Love this. Thanks Scott!
One thing I'm thinking is that if there's one more expensive lab test done to determine that one sample is crude and not consumer oil, and we take a scan of that with the oil testing kit, we could leverage that original test by testing lots more samples with the OTK. Is there a specific case you can think of where a sample has been tested traditionally and we could try that methodology?
Also, wanted to check that you're in touch with @annchen about use cases and narratives as she's working on that! Thanks again!
Yeah, Ann put the fire of deadline to me.
well, no. i've never had a test done to determine this question of crude vs refined. i just thought that it is, possibly, a binary that the OTK could discriminate between, and that kind of info is a bit useful. there's some literature on mass spec / different components in crude vs refined, so that i'm sure a test could be developed by looking for those components. perhaps it's already in my reference post.
isn't Ann Chen @ann?
Yes! annchen is someone else, i guess. I didn't use @ so whoever that is doesn't get another email :-)
Hi, Scott - we're using some of the photos you posted here in our report, but I was curious if you'd release the linked-to albums under CC-BY or CC-BY-SA as well? There are some great ones in there!
Photo rules at GRN are a bit sensitive just now.
I can give you permission to use them with attribution ("by Gulf Restoration Network") immediately, but it's going to take a bit of process to go to CC-BY-SA. Is this a formal requirement of Public Lab pubs? when is your deadline?
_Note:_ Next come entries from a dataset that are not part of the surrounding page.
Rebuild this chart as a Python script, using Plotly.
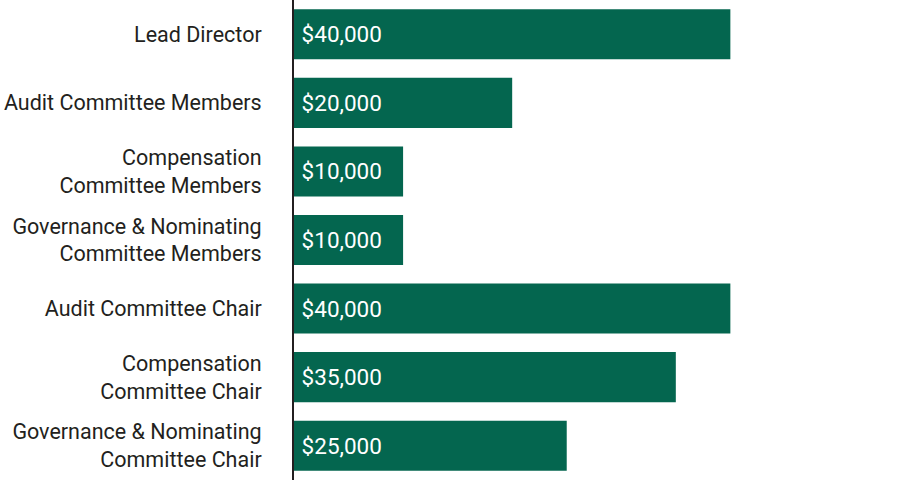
import plotly.graph_objects as go

categories = [
    "Lead Director",
    "Audit Committee Members",
    "Compensation<br>Committee Members",
    "Governance & Nominating<br>Committee Members",
    "Audit Committee Chair",
    "Compensation<br>Committee Chair",
    "Governance & Nominating<br>Committee Chair",
]
values = [40000, 20000, 10000, 10000, 40000, 35000, 25000]
labels = ["\u2009${:,.0f}".format(v) for v in values]

fig = go.Figure(
    go.Bar(
        x=values,
        y=categories,
        orientation="h",
        marker=dict(color="#04664F", line=dict(width=0)),
        text=labels,
        textposition="inside",
        insidetextanchor="start",
        textfont=dict(family="Roboto", size=22.5, color="white"),
        cliponaxis=False,
    )
)

fig.update_layout(
    width=920,
    height=480,
    margin=dict(l=294, r=26, t=0, b=0),
    paper_bgcolor="white",
    plot_bgcolor="white",
    bargap=0.27,
    showlegend=False,
    font=dict(family="Roboto", size=21, color="#231f20"),
)
fig.update_xaxes(range=[0, 55000], visible=False, showgrid=False, zeroline=False)
fig.update_yaxes(
    autorange="reversed",
    showline=True,
    linewidth=2,
    linecolor="#231f20",
    showgrid=False,
    ticks="",
    ticklabelstandoff=26,
    tickfont=dict(family="Roboto", size=21.5, color="#231f20"),
)

fig.write_html("out.html")
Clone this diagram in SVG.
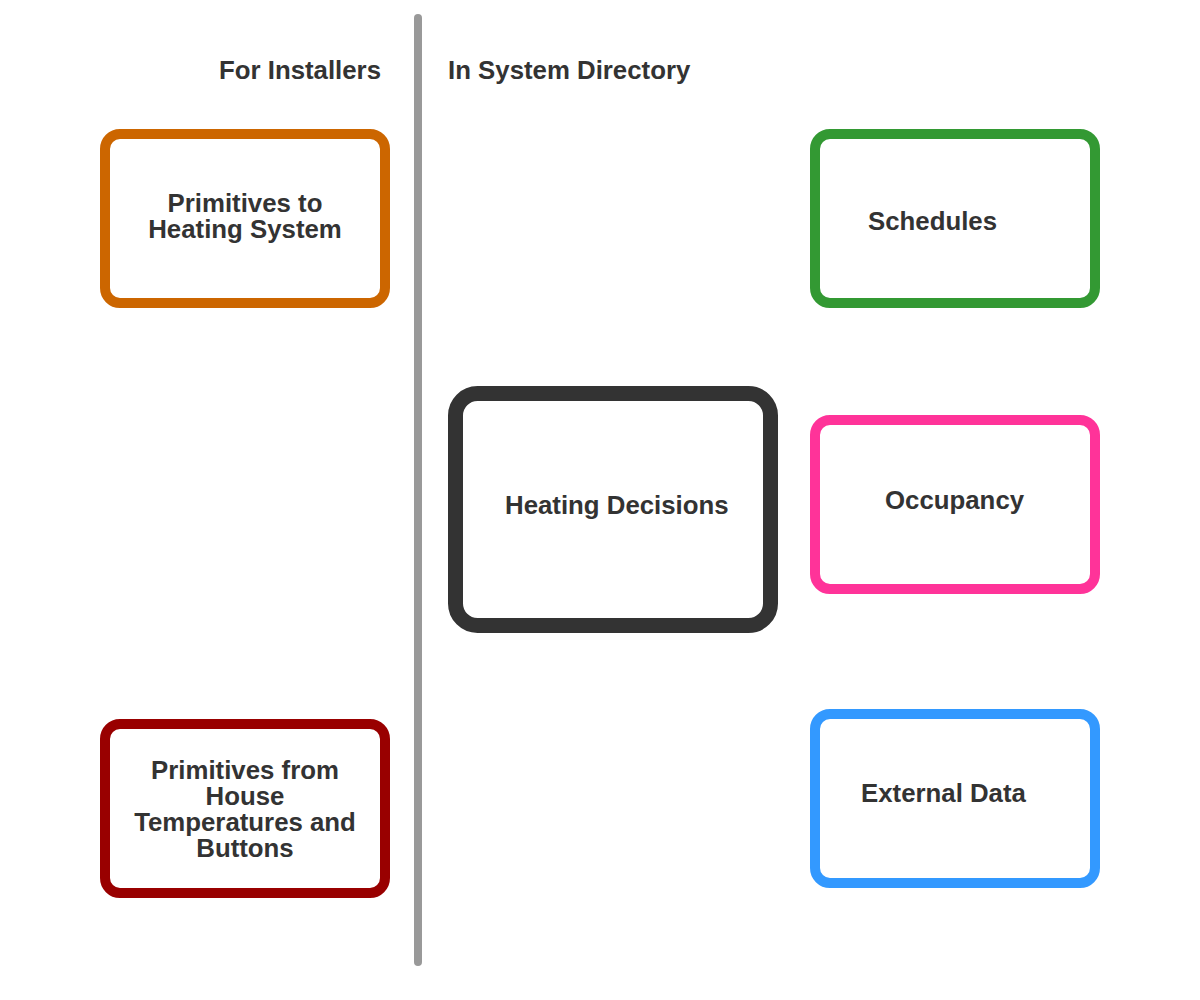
<svg xmlns="http://www.w3.org/2000/svg" width="1200" height="1000" viewBox="0 0 1200 1000">
<style>
  text { font-family: "Liberation Sans", Arial, Helvetica, sans-serif; font-weight: bold; font-size: 25.8px; fill: #333333; }
  .box { fill: #ffffff; stroke-width: 10; }
  .mid { text-anchor: middle; }
</style>
<rect x="0" y="0" width="1200" height="1000" fill="#ffffff"/>
<g id="divider">
  <line x1="418" y1="18" x2="418" y2="962" stroke="#999999" stroke-width="8" stroke-linecap="round"/>
</g>
<g id="titles">
  <text x="381" y="79" text-anchor="end">For Installers</text>
  <text x="448" y="79">In System Directory</text>
</g>
<g id="connectors"></g>
<g id="node-primitives-to">
  <rect class="box" x="105" y="134" width="280" height="169" rx="15" ry="15" stroke="#CC6600"/>
  <text class="mid" x="245" y="212">Primitives to</text>
  <text class="mid" x="245" y="238">Heating System</text>
</g>
<g id="node-primitives-from">
  <rect class="box" x="105" y="724" width="280" height="169" rx="15" ry="15" stroke="#990000"/>
  <text class="mid" x="245" y="779">Primitives from</text>
  <text class="mid" x="245" y="805">House</text>
  <text class="mid" x="245" y="831">Temperatures and</text>
  <text class="mid" x="245" y="857">Buttons</text>
</g>
<g id="node-heating-decisions">
  <rect x="455.5" y="393.5" width="315" height="232" rx="22" ry="22" fill="#ffffff" stroke="#333333" stroke-width="15"/>
  <text x="505" y="514">Heating Decisions</text>
</g>
<g id="node-schedules">
  <rect class="box" x="815" y="134" width="280" height="169" rx="15" ry="15" stroke="#339933"/>
  <text x="868" y="230">Schedules</text>
</g>
<g id="node-occupancy">
  <rect class="box" x="815" y="420" width="280" height="169" rx="15" ry="15" stroke="#FF3399"/>
  <text x="885" y="509">Occupancy</text>
</g>
<g id="node-external-data">
  <rect class="box" x="815" y="714" width="280" height="169" rx="15" ry="15" stroke="#3399FF"/>
  <text x="861" y="802">External Data</text>
</g>
</svg>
Oh, it doesn't have to be CC-BY-SA -- it could be CC-BY; your permission here wouldn't be CC-licensing but just a one-off to us, right? The only reason we ask for CC-BY or CC-BY-SA is so that anyone can reuse our final document with all its images without having themselves to ask for permission. We can also keep things simple and just use images that've been published CC-BY or BY-SA and you don't have to worry about it. Thanks, Scott!